Both arcing faults burned more than 20 minutes I was told.
They are not high current bolted faults. They were shorting across an air gap supported by carbonization deposited on the busbar supporting insulator. The conductive shorting path was the plasma and the deposits on the insulator. You have to ask yourself how much current can you push across a 1" air gap using plasma and carbon deposited on ceramic or Bakelite as the conductor. Whatever the current was, it was not over the threshold of the breaker trip curve and it was not all 60 Hz, probably mostly not 60 Hz.

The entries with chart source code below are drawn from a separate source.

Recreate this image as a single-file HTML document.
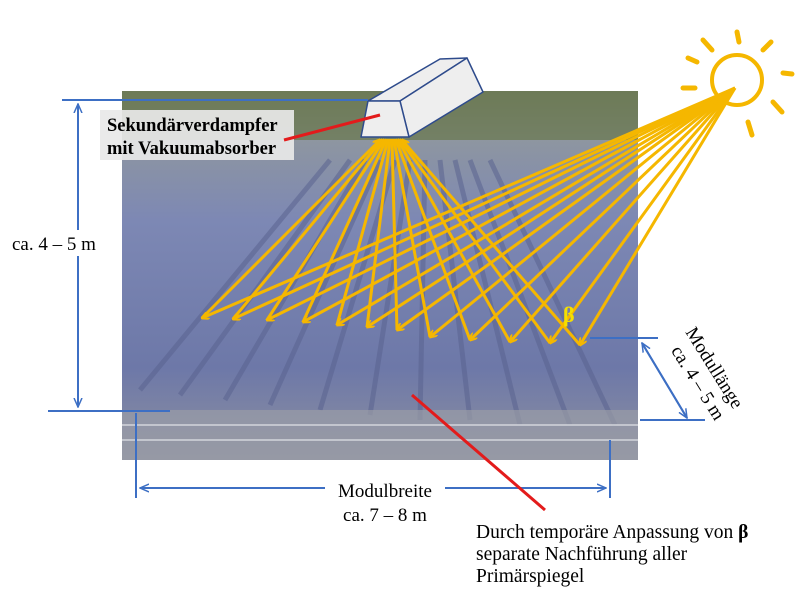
<!DOCTYPE html>
<html><head><meta charset="utf-8"><style>
html,body{margin:0;padding:0;background:#fff;}
svg{display:block;font-family:"Liberation Serif",serif;}
</style></head><body>
<svg width="798" height="602" viewBox="0 0 798 602" xmlns="http://www.w3.org/2000/svg">
<defs>
<linearGradient id="bg" x1="0" y1="0" x2="0" y2="1">
<stop offset="0" stop-color="#6f7a5a"/><stop offset="0.13" stop-color="#8e96a0"/>
<stop offset="0.35" stop-color="#7d88b4"/><stop offset="0.75" stop-color="#6d78a8"/><stop offset="1" stop-color="#8d90a0"/>
</linearGradient>
<marker id="a" markerWidth="8" markerHeight="8" refX="7" refY="4" orient="auto" markerUnits="userSpaceOnUse"><path d="M0,0 L8,4 L0,8" fill="none" stroke="#f5b700" stroke-width="2"/></marker>
<marker id="b" markerWidth="10" markerHeight="10" refX="9" refY="5" orient="auto" markerUnits="userSpaceOnUse"><path d="M0,1 L9,5 L0,9" fill="none" stroke="#3d6fc4" stroke-width="1.5"/></marker>
</defs>
<rect x="122" y="91" width="516" height="369" fill="url(#bg)"/>
<rect x="122" y="91" width="516" height="49" fill="#6d7a56" opacity="0.8"/>
<g stroke="#5a6390" stroke-width="5" opacity="0.55">
<line x1="140" y1="390" x2="330" y2="160"/><line x1="180" y1="395" x2="350" y2="160"/>
<line x1="225" y1="400" x2="365" y2="160"/><line x1="270" y1="405" x2="380" y2="160"/>
<line x1="320" y1="410" x2="395" y2="160"/><line x1="370" y1="415" x2="410" y2="160"/>
<line x1="420" y1="420" x2="425" y2="160"/><line x1="470" y1="420" x2="440" y2="160"/>
<line x1="520" y1="425" x2="455" y2="160"/><line x1="570" y1="425" x2="470" y2="160"/>
<line x1="615" y1="425" x2="490" y2="160"/>
</g>
<rect x="122" y="410" width="516" height="50" fill="#9a9ca6" opacity="0.7"/>
<g stroke="#d8dae0" stroke-width="2" opacity="0.7"><line x1="122" y1="425" x2="638" y2="425"/><line x1="122" y1="440" x2="638" y2="440"/></g>
<g fill="#eeeeee" stroke="#2e4b8c" stroke-width="1.5" stroke-linejoin="round">
<polygon points="368,101 440,59 467,58 400,101"/>
<polygon points="400,101 467,58 483,92 409,137"/>
<polygon points="368,101 400,101 409,137 361,137"/>
</g>
<rect x="100" y="110" width="194" height="50" fill="#e8e8e8" opacity="0.92"/>
<text x="107" y="131" font-size="18.5" font-weight="bold">Sekundärverdampfer</text>
<text x="107" y="154" font-size="18.5" font-weight="bold">mit Vakuumabsorber</text>
<line x1="284" y1="140" x2="380" y2="115" stroke="#e31b1b" stroke-width="3"/>
<g stroke="#f5b700" stroke-width="3" fill="none">
<line x1="735" y1="88" x2="202" y2="318" marker-end="url(#a)"/><line x1="202" y1="318" x2="380" y2="140" marker-end="url(#a)"/>
<line x1="735" y1="88" x2="233" y2="319" marker-end="url(#a)"/><line x1="233" y1="319" x2="382" y2="140" marker-end="url(#a)"/>
<line x1="735" y1="88" x2="267" y2="320" marker-end="url(#a)"/><line x1="267" y1="320" x2="384" y2="140" marker-end="url(#a)"/>
<line x1="735" y1="88" x2="303" y2="322" marker-end="url(#a)"/><line x1="303" y1="322" x2="386" y2="140" marker-end="url(#a)"/>
<line x1="735" y1="88" x2="337" y2="325" marker-end="url(#a)"/><line x1="337" y1="325" x2="388" y2="140" marker-end="url(#a)"/>
<line x1="735" y1="88" x2="367" y2="327" marker-end="url(#a)"/><line x1="367" y1="327" x2="390" y2="140" marker-end="url(#a)"/>
<line x1="735" y1="88" x2="397" y2="330" marker-end="url(#a)"/><line x1="397" y1="330" x2="392" y2="140" marker-end="url(#a)"/>
<line x1="735" y1="88" x2="430" y2="337" marker-end="url(#a)"/><line x1="430" y1="337" x2="394" y2="140" marker-end="url(#a)"/>
<line x1="735" y1="88" x2="470" y2="340" marker-end="url(#a)"/><line x1="470" y1="340" x2="396" y2="140" marker-end="url(#a)"/>
<line x1="735" y1="88" x2="510" y2="342" marker-end="url(#a)"/><line x1="510" y1="342" x2="398" y2="140" marker-end="url(#a)"/>
<line x1="735" y1="88" x2="550" y2="343" marker-end="url(#a)"/><line x1="550" y1="343" x2="400" y2="140" marker-end="url(#a)"/>
<line x1="735" y1="88" x2="580" y2="345" marker-end="url(#a)"/><line x1="580" y1="345" x2="402" y2="140" marker-end="url(#a)"/>
</g>
<text x="563" y="322" font-size="22" font-weight="bold" fill="#f5e000">β</text>
<g stroke="#f5b700" stroke-width="5" stroke-linecap="round" fill="none">
<circle cx="737" cy="80" r="25" stroke-width="4"/>
<line x1="737" y1="32" x2="739" y2="42"/><line x1="703" y1="40" x2="712" y2="50"/><line x1="771" y1="42" x2="763" y2="50"/>
<line x1="688" y1="58" x2="697" y2="62"/><line x1="783" y1="73" x2="792" y2="74"/><line x1="683" y1="88" x2="695" y2="88"/>
<line x1="773" y1="102" x2="782" y2="112"/><line x1="748" y1="122" x2="752" y2="135"/>
</g>
<g stroke="#3d6fc4" stroke-width="2" fill="none">
<line x1="62" y1="100" x2="368" y2="100"/>
<line x1="48" y1="411" x2="170" y2="411"/>
<line x1="78" y1="104" x2="78" y2="407" marker-end="url(#b)"/>
<line x1="78" y1="407" x2="78" y2="104" marker-end="url(#b)"/>
<line x1="136" y1="413" x2="136" y2="498"/>
<line x1="610" y1="440" x2="610" y2="498"/>
<line x1="140" y1="488" x2="606" y2="488" marker-end="url(#b)"/>
<line x1="606" y1="488" x2="140" y2="488" marker-end="url(#b)"/>
<line x1="590" y1="338" x2="658" y2="338"/>
<line x1="640" y1="420" x2="705" y2="420"/>
<line x1="642" y1="343" x2="687" y2="418" marker-end="url(#b)"/>
<line x1="687" y1="418" x2="642" y2="343" marker-end="url(#b)"/>
</g>
<rect x="325" y="477" width="120" height="24" fill="#fff"/>
<rect x="10" y="230" width="108" height="26" fill="#fff"/>
<text x="12" y="250" font-size="19">ca. 4 – 5 m</text>
<text x="385" y="497" font-size="19" text-anchor="middle">Modulbreite</text>
<text x="385" y="521" font-size="19" text-anchor="middle">ca. 7 – 8 m</text>
<g transform="translate(685,332) rotate(58)"><text x="0" y="0" font-size="19">Modullänge</text><text x="8" y="22" font-size="19">ca. 4 – 5 m</text></g>
<line x1="412" y1="395" x2="545" y2="510" stroke="#e31b1b" stroke-width="3"/>
<text x="476" y="538" font-size="19.5">Durch temporäre Anpassung von <tspan font-weight="bold">β</tspan></text>
<text x="476" y="560" font-size="19.5">separate Nachführung aller</text>
<text x="476" y="582" font-size="19.5">Primärspiegel</text>
</svg>
</body></html>
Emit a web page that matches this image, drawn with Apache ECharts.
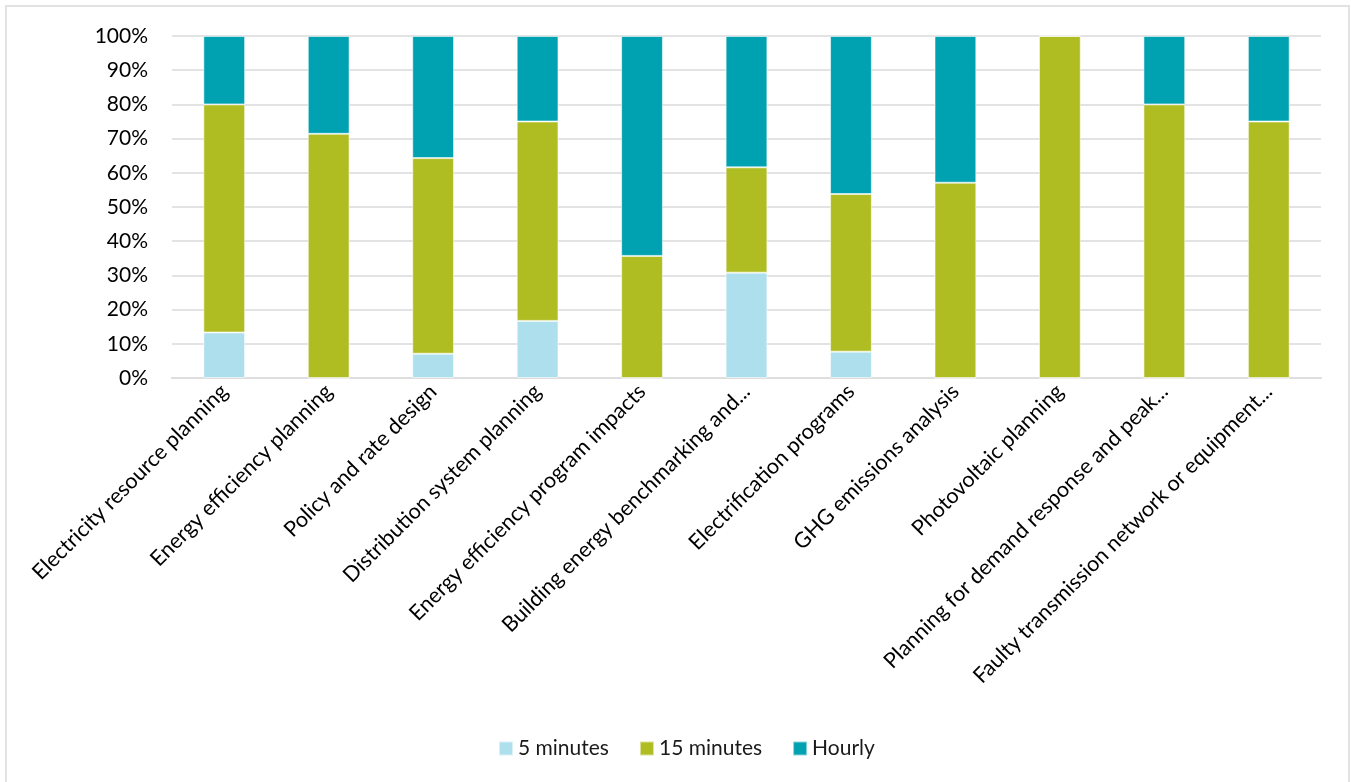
<!DOCTYPE html>
<html>
<head>
<meta charset="utf-8">
<script src="https://cdn.jsdelivr.net/npm/echarts@6/dist/echarts.min.js"></script>
<style>
  html, body { margin: 0; padding: 0; background: #fff; }
  #chart { width: 1351px; height: 782px; }
</style>
</head>
<body>
<div id="chart"></div>
<script>
// Share of use cases by data resolution
const categories = [
  'Electricity resource planning',
  'Energy efficiency planning',
  'Policy and rate design',
  'Distribution system planning',
  'Energy efficiency program impacts',
  'Building energy benchmarking and...',
  'Electrification programs',
  'GHG emissions analysis',
  'Photovoltaic planning',
  'Planning for demand response and peak...',
  'Faulty transmission network or equipment...'
];
const fiveMinutes    = [13.3, 0, 7.1, 16.7, 0, 30.8, 7.7, 0, 0, 0, 0];
const fifteenMinutes = [66.7, 71.4, 57.2, 58.3, 35.7, 30.8, 46.1, 57.1, 100, 80, 75];
const hourly         = [20, 28.6, 35.7, 25, 64.3, 38.4, 46.2, 42.9, 0, 20, 25];
const yTicks = [0, 10, 20, 30, 40, 50, 60, 70, 80, 90, 100];

const FONT = 'Lato, "Open Sans", sans-serif';
const chart = echarts.init(document.getElementById('chart'), null, { renderer: 'canvas' });

function barSeries(name, data, color) {
  return {
    name: name,
    type: 'bar',
    stack: 'total',
    barWidth: '40%',
    data: data,
    itemStyle: { color: color, borderColor: 'rgba(255,255,255,0.55)', borderWidth: 1 },
    emphasis: { disabled: true }
  };
}

chart.setOption({
  animation: false,
  backgroundColor: '#fff',
  graphic: [{
    type: 'rect',
    shape: { x: 6, y: 6, width: 1343, height: 790 },
    style: { fill: 'none', stroke: '#e2e2e2', lineWidth: 2 },
    silent: true,
    z: -1
  }],
  grid: { left: 172, right: 30, top: 36, bottom: 404 },
  legend: {
    bottom: 18,
    left: 493,
    itemWidth: 14,
    itemHeight: 14,
    itemGap: 30,
    icon: 'rect',
    textStyle: { fontFamily: FONT, fontSize: 21, color: '#1a1a1a' },
    data: ['5 minutes', '15 minutes', 'Hourly']
  },
  xAxis: {
    type: 'category',
    data: categories,
    axisLine: { show: true, lineStyle: { color: '#dedede', width: 2 } },
    axisTick: { show: false },
    axisLabel: {
      interval: 0,
      rotate: 45,
      margin: 10,
      fontFamily: FONT,
      fontSize: 21.5,
      color: '#000'
    }
  },
  yAxis: {
    type: 'value',
    min: 0,
    max: 100,
    interval: 10,
    axisLine: { show: false },
    axisTick: { show: false },
    splitLine: { lineStyle: { color: '#e3e3e3', width: 2 } },
    axisLabel: {
      margin: 24,
      fontFamily: FONT,
      fontSize: 21,
      color: '#000',
      formatter: function (v) { return yTicks.indexOf(v) >= 0 ? v + '%' : ''; }
    }
  },
  series: [
    barSeries('5 minutes', fiveMinutes, '#addfec'),
    barSeries('15 minutes', fifteenMinutes, '#afbd22'),
    barSeries('Hourly', hourly, '#00a1b0')
  ]
});
</script>
</body>
</html>
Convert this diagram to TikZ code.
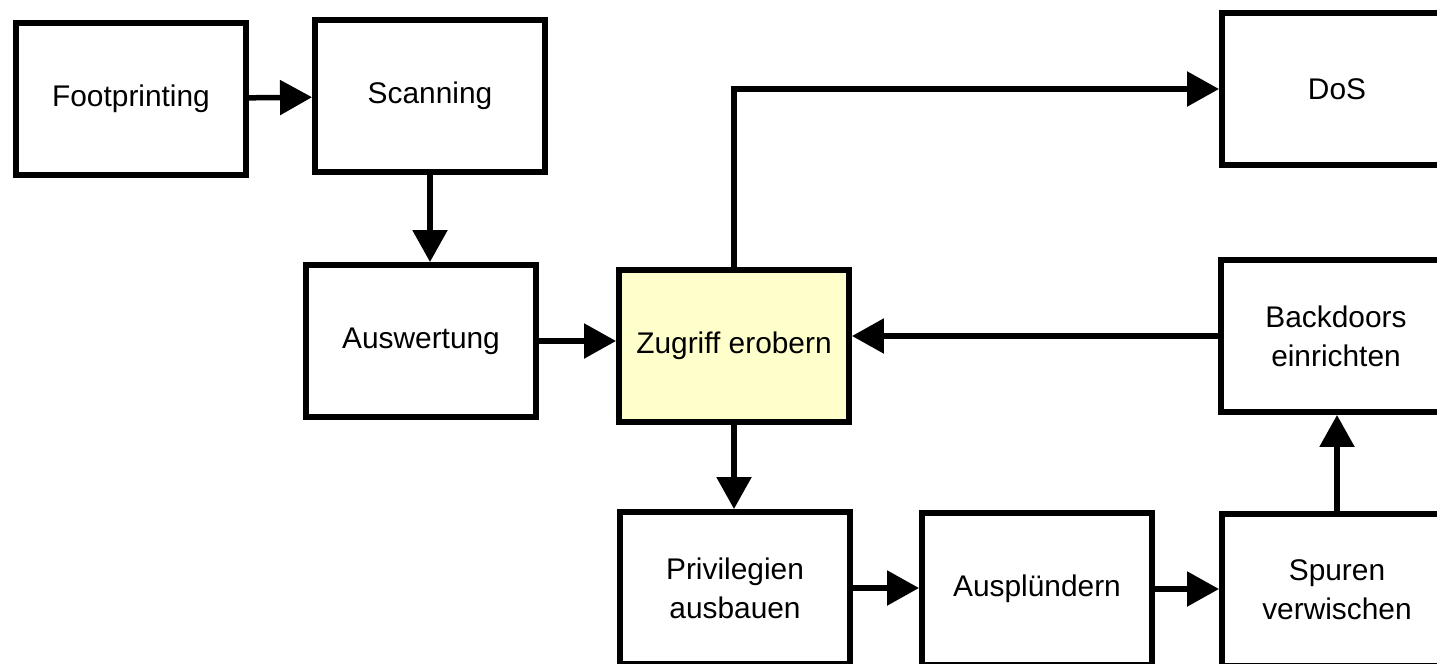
\documentclass[tikz,border=0pt]{standalone}
\usepackage{fontspec}
\setmainfont{Liberation Sans}
\usetikzlibrary{arrows.meta}
\definecolor{paleyellow}{RGB}{255,255,204}

\begin{document}
\begin{tikzpicture}[x=0.02cm, y=-0.02cm, >={Triangle[length=0.64cm, width=0.68cm]},
  every node/.style={font=\fontsize{17}{22}\selectfont},
  box/.style={draw, line width=0.12cm, minimum width=4.6cm, minimum height=3.04cm, align=center}]

  \useasboundingbox (0,0) rectangle (1437,663);
  \clip (0,0) rectangle (1437,663);

  % positions
  \node[box] (foot) at (131,99) {Footprinting};
  \node[box] (scan) at (430,96) {Scanning};
  \node[box] (ausw) at (421,341) {Auswertung};
  \node[box, fill=paleyellow] (zugr) at (734,346) {Zugriff erobern};
  \node[box] (dos) at (1337,89) {DoS};
  \node[box] (back) at (1336,336) {Backdoors\\einrichten};
  \node[box] (priv) at (735,588) {Privilegien\\ausbauen};
  \node[box] (plund) at (1037,589) {Ausplündern};
  \node[box] (spur) at (1337,590) {Spuren\\verwischen};

  % arrows
  \draw[->, line width=0.11cm] (foot) -- (scan);                        % foot -> scan
  \draw[->, line width=0.11cm] (scan.south) -- (scan.south |- ausw.north); % scan -> ausw (down)
  \draw[->, line width=0.11cm] (ausw.east) -- (ausw.east -| zugr.west);   % ausw -> zugr
  \draw[->, line width=0.11cm] (zugr.north) |- (dos.west);                % zugr -> dos (up, right)
  \draw[->, line width=0.11cm] (back.west) -- (back.west -| zugr.east);   % back -> zugr (left)
  \draw[->, line width=0.11cm] (zugr.south) -- (zugr.south |- priv.north); % zugr -> priv (down)
  \draw[->, line width=0.11cm] (priv.east) -- (priv.east -| plund.west);  % priv -> plund
  \draw[->, line width=0.11cm] (plund.east) -- (plund.east -| spur.west); % plund -> spur
  \draw[->, line width=0.11cm] (spur.north) -- (spur.north |- back.south); % spur -> back (up)

\end{tikzpicture}
\end{document}
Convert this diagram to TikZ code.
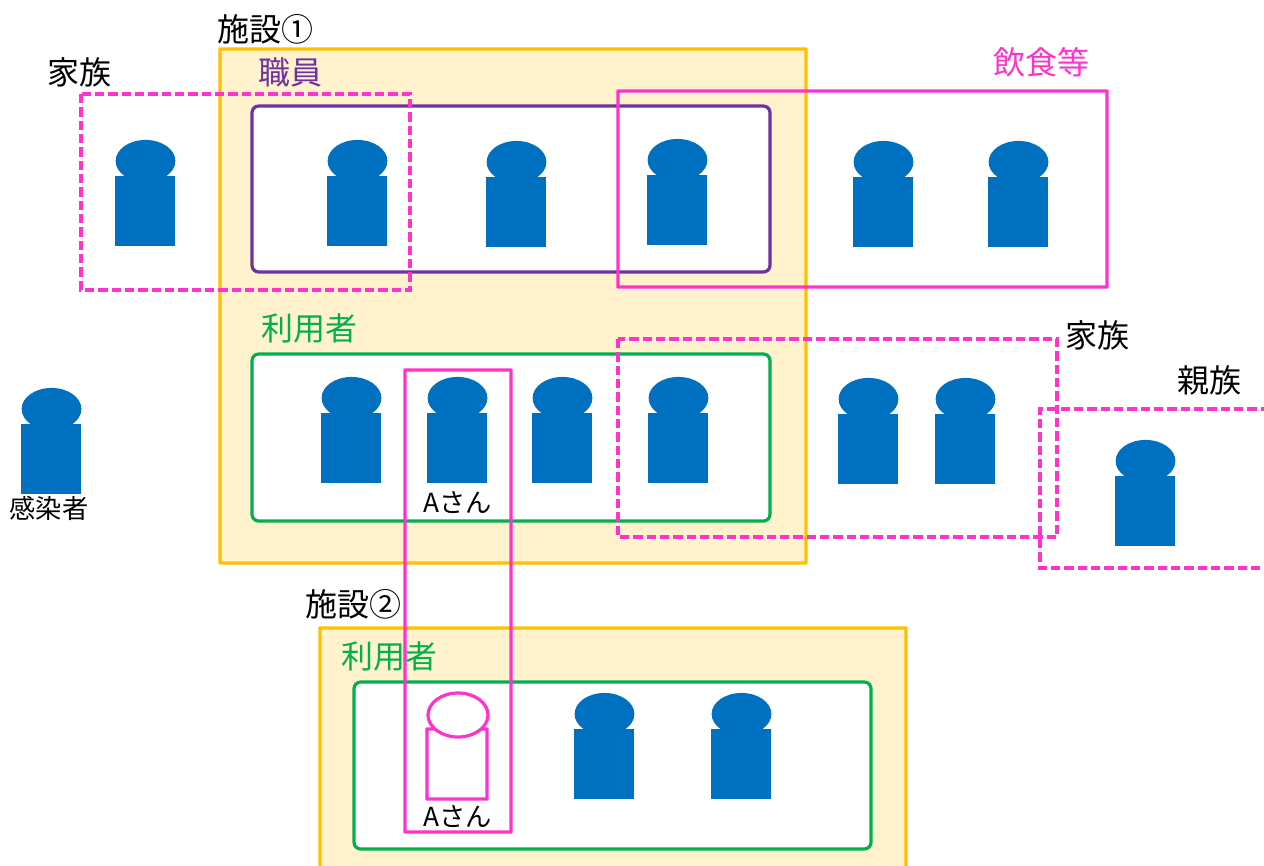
\documentclass[tikz,border=0pt]{standalone}
\usepackage{fontspec}
\setmainfont{Noto Sans CJK JP}
\tikzset{x=0.75pt,y=-0.75pt,
  facility/.style={draw=facorange,fill=facfill,line width=2.55pt,rounded corners=0.2pt},
  staffbox/.style={draw=staffpurple,fill=white,line width=2.4pt,rounded corners=5pt},
  userbox/.style={draw=usergreen,fill=white,line width=2.4pt,rounded corners=5pt},
  pinksolid/.style={draw=hotpink,line width=2.55pt,rounded corners=0.2pt},
  pinkdash/.style={draw=hotpink,line width=2.28pt,dash pattern=on 7pt off 3pt},
  bluepart/.style={fill=personblue},
  lab/.style={inner sep=0pt,anchor=west,font=\fontsize{24}{28}\selectfont},
  smalllab/.style={inner sep=0pt,font=\fontsize{19.7}{24}\selectfont},
}
\definecolor{facorange}{HTML}{FFC000}
\definecolor{facfill}{HTML}{FFF2CC}
\definecolor{staffpurple}{HTML}{7030A0}
\definecolor{usergreen}{HTML}{00B050}
\definecolor{hotpink}{HTML}{FF33CC}
\definecolor{personblue}{HTML}{0070C0}
\newcommand{\person}[2]{%
  \fill[bluepart] (#1+0.5,#2-49) ellipse [x radius=22.4pt,y radius=15.8pt];
  \fill[bluepart] (#1-30,#2-34.5) rectangle (#1+30,#2+36);
}
\begin{document}
\begin{tikzpicture}
\useasboundingbox (0,0) rectangle (1264,865);
\fill[white] (0,0) rectangle (1264,865);
\draw[facility] (220,49) rectangle (806,563);
\draw[facility] (320,628) -- (320,875) -- (906,875) -- (906,628) -- cycle;
\draw[staffbox] (252,106) rectangle (770,272);
\draw[userbox] (252,354) rectangle (770,521);
\draw[userbox] (354,682) rectangle (871,849);
\person{145}{210}
\person{357}{210}
\person{516}{211}
\person{677}{209}
\person{883}{211}
\person{1018}{211}
\person{51}{458}
\person{351}{447}
\person{457}{447}
\person{562}{447}
\person{678}{447}
\person{868}{448}
\person{965}{448}
\person{1145}{510}
\person{604}{763}
\person{741}{763}
\draw[pinkdash] (81,94) rectangle (410,290);
\draw[pinksolid] (618,91) rectangle (1107,287);
\draw[pinkdash] (618,339) rectangle (1057,537);
\draw[pinkdash] (1270,409) -- (1040,409) -- (1040,568) -- (1270,568);
\draw[pinksolid] (405,370) rectangle (511,832);
\draw[hotpink,line width=2.55pt,fill=white,rounded corners=0.2pt] (427,729) rectangle (487,799);
\draw[hotpink,line width=2.4pt,fill=white] (458,715) ellipse [x radius=22.5pt,y radius=16.5pt];
\node[lab] (l1) at (217,29) {施設①};
\node[lab] (l2) at (305,604) {施設②};
\node[lab] (l3) at (47,72) {家族};
\node[lab,text=staffpurple] (l4) at (258,72) {職員};
\node[lab,text=hotpink] (l5) at (993,62) {飲食等};
\node[lab,text=usergreen] (l6) at (261,328) {利用者};
\node[lab,text=usergreen] (l7) at (341,656) {利用者};
\node[lab] (l8) at (1065,335) {家族};
\node[lab] (l9) at (1177,380) {親族};
\node[smalllab] (l10) at (49,508) {感染者};
\node[smalllab] (l11) at (458,503) {Aさん};
\node[smalllab] (l12) at (458,817) {Aさん};
\end{tikzpicture}
\end{document}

Or put another way, let's guesstimate the arc was drawing 200 kW in a localized fireball and the breakers were rated to carry more than 200 kW for normal loads. As a premise, maybe the fuse was more sensitive to the high frequency components. Let's guesstimate or carry as a premise that the arc had 100 kW of 20,000 Hz or greater energy. The breaker ignored it but the fuse saw it and opened, but it took more than 20 minutes to respond.
An arc has myriad high frequency components all the way to and beyond radio frequency range. If you're quoting something calibrated for 60 cycles, components of the current are above 10,000 Hz. The calibration of the time current curves are going to be off. The question is what is the sensitivity to high frequency current above 10,000 Hz generated by the arc and how many kW of that RF will the protective device carry before it opens.
Peak current was limited by the current density of the plasma, the availability of charge carriers crossing the gap at the same time
Yes, the main and feeder breakers stayed closed, so the normal power remained on until the utiliiy's fuse opened.